De verdachte trok in januari 2012 een vrouw in Eindhoven ’s nachts van haar fiets en pakte haar bij haar borsten en het kruis. Toen de vrouw zich verzette sloeg hij haar in het gezicht.
Vrijspraak poging verkrachting en belaging
Volgens de officier van justitie heeft hij de vrouw ook geprobeerd te verkrachten. Dit wordt uit de bewijsmiddelen onvoldoende duidelijk, vindt de rechtbank. De vrouw weet zich namelijk niet te herinneren hoe haar panty en buitenste onderbroek zijn beschadigd, maar wel dat ze zich heeft verzet tegen haar belager. De rechtbank vindt dat hierdoor de mogelijkheid openblijft dat de verdachte het slachtoffer alleen wilde aanranden. De rechtbank spreekt hem daarom vrij van de ten laste gelegde poging tot verkrachting.

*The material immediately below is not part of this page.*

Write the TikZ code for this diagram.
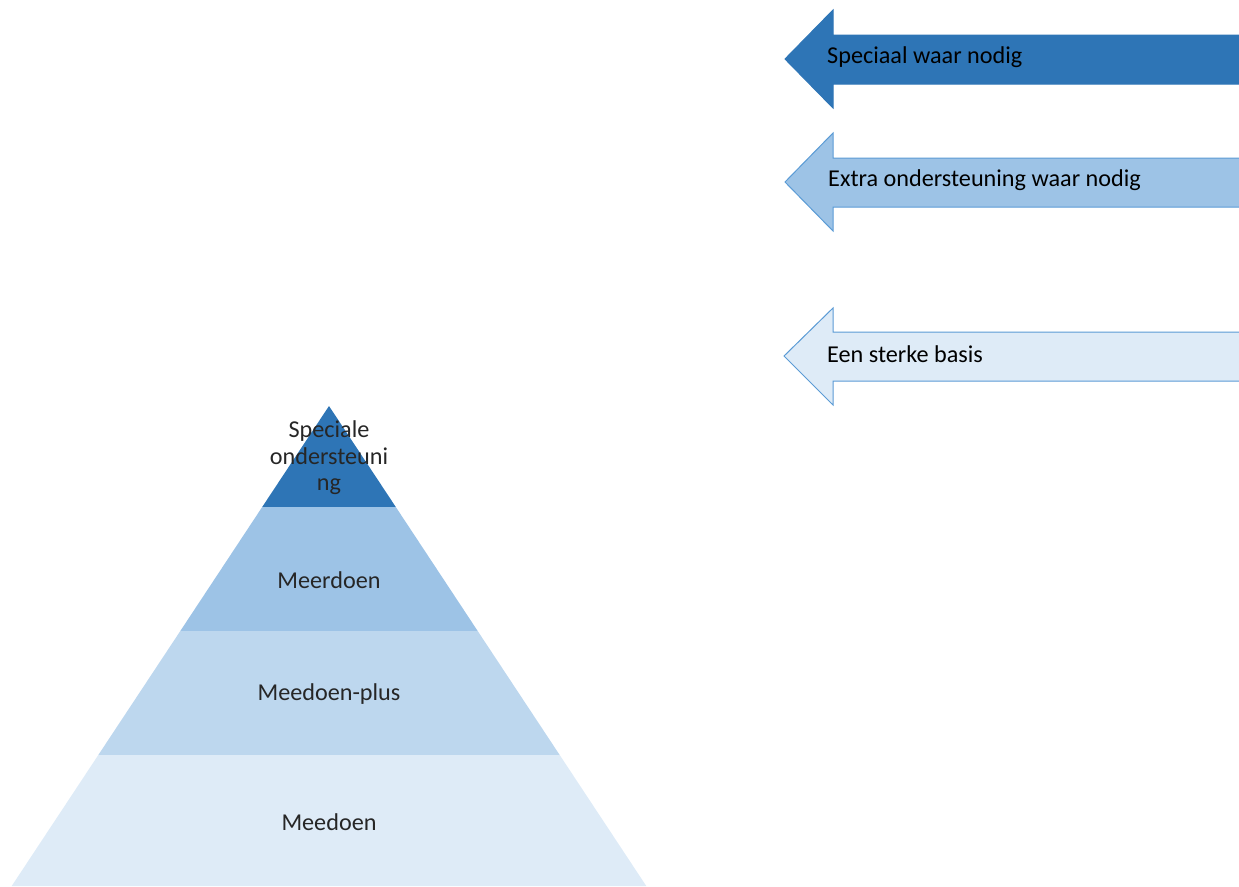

De verdachte zou volgens de officier van justitie van augustus 2011 tot en met april 2012 ook een andere vrouw hebben lastiggevallen. Hij stond meerdere keren voor haar woning in Veldhoven, bonkte op haar ramen en riep haar. Ook schreef de verdachte brieven, stuurde hij talloze sms’jes en belde hij vaak naar de vrouw en familieleden en kennissen van haar. Uit verklaringen van de vrouw, diverse getuigen en van de verdachte blijkt echter dat de vrouw zelf ook contact is blijven zoeken met de man. Dit is ook duidelijk geworden uit het onderzochte dataverkeer. Daarom kan de rechtbank niet vaststellen dat het voor de verdachte duidelijk was dat de vrouw zijn pogingen om met haar in contact te komen niet op prijs stelde. De ten laste gelegde belaging is daarom niet wettig en overtuigend bewezen.
De officier van justitie eiste twee weken geleden tbs met dwangverpleging voor de ten laste gelegde poging tot verkrachting en belaging. De rechtbank acht uitsluitend de subsidiair tenlastegelegde aanranding bewezen. Verder vindt de rechtbank onvoldoende steun in de deskundigenrapporten voor het opleggen van tbs. Wel is vastgesteld dat de verdachte zwakbegaafd is. Bij het bepalen van de straf weegt de rechtbank mee dat de man zich schuldig maakte aan aanranding, waarmee hij een grote inbreuk maakte op de persoonlijke levenssfeer van het slachtoffer. Hij tastte haar lichamelijke integriteit ernstig aan. Bovendien is de verdachte in 2004 voor soortgelijke feiten veroordeeld. Daarom vindt de rechtbank een gevangenisstraf passend. Een deel daarvan legt de rechtbank voorwaardelijk op, om te voorkomen dat de verdachte opnieuw strafbare feiten pleegt. Daarnaast stelt de rechtbank als bijzondere voorwaarden dat hij zich voor een langere periode onder begeleiding en onder zicht van de reclassering stelt. Ook moet de verdachte het slachtoffer een schadevergoeding betalen van 740 euro.